Absent Tarkovsky’s style, this becomes a slimmer, shallower story. It’s a star vehicle with George Clooney at its core: his velvety voice, solid body, and sensitive eyebrows. Soderbergh leans on the Kuleshov effect as both his star and Natascha McElhone, playing a replica of the hero’s dead wife, take their turns in close-up. This space station is a small, nearly colorless world, a theater of grief, and the film’s arc is a matter of shrugging off its languor. Its spectacle is the scowl that effort brings to Clooney’s face.
This febrile melodrama, shot around the storefronts and street corners of Prohibition-era Detroit, is Maurice’s lone directorial credit. (In 2015, Kino packaged it with their “Pioneers of African-American Cinema” collection.) Its ornate plot unfolds explicitly within a dream. Mostly linear, it involves crime and punishment across generations. The director stars as a humble violinist who can only get posthumous revenge on the villain, a rogue with a toothbrush mustache. In the film’s sole surreal flourish, he inhabits the body of a dog and mauls his enemy. Then the dreamer wakes.
Lionel Barrymore’s a lawyer in mustache and bowtie. He squints as if toward the glare of the sun and tucks his hands in his pockets with studied nonchalance. (Barrymore carried those thespian maneuvers from one movie to the next.) The lawyer has a daughter and a scumbag client, the two of whom plan to wed. So like any dad with legal expertise, he counterplans the perfect murder. The film’s latter half has him corralling the other guests of the client’s island estate in order to prove the death was a suicide. A couple black actors, Sam McDaniel and Blue Washington, have flimsy roles as cowering comic relief. They surveil a cut-out silhouette pacing by a window, the lawyer’s phony alibi. Sultry Kay Francis is the victim’s ex, spurned in favor of his young fiancée. She’s tantalizing in both a black satin dress and this mediocre drama’s only decent part.

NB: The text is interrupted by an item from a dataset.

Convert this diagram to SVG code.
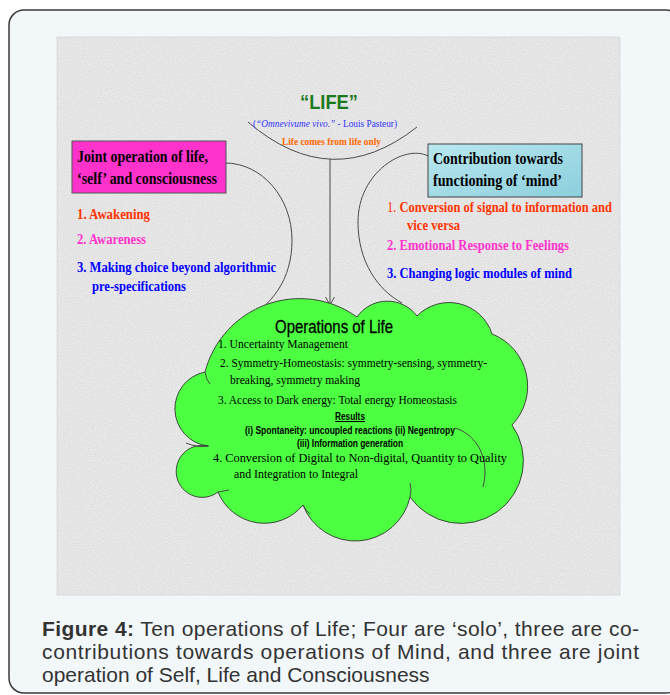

The setting is a small Vermont town deep in the Depression, its hub a failing hotel. The populace is allegorical: artist, lawyer, grocer, a couple gangsters dropping in for the day. An out-of-towner stashes $1,000 in the hotel safe, and through a series of misunderstandings his cash revitalizes the local economy. Dwan’s unfussy direction renders the town a comic microcosm structured by class and gender. (See also 1993’s unsung indie Twenty Bucks, which shares The Inside Story’s irresistible conceit.)
A marvel of shadows and dolly shots interspersed with musical fantasies, all for the sake of pathos. The director himself plays a poet whose passion for his craft can only lead to heartbreak. He runs into an old flame in an elevator, and the reflection of her face in its wall dissolves into a fog-swept song and dance. When the elevator reaches its destination, he walks away, and its latticed door closes in her face, concealing everything but her eyes. Her husband is the editor who initially demeans the poet, only to exploit his work when he’s reported dead. The twists and turns that follow are deeply cynical about the relationships between art and artist and money and love.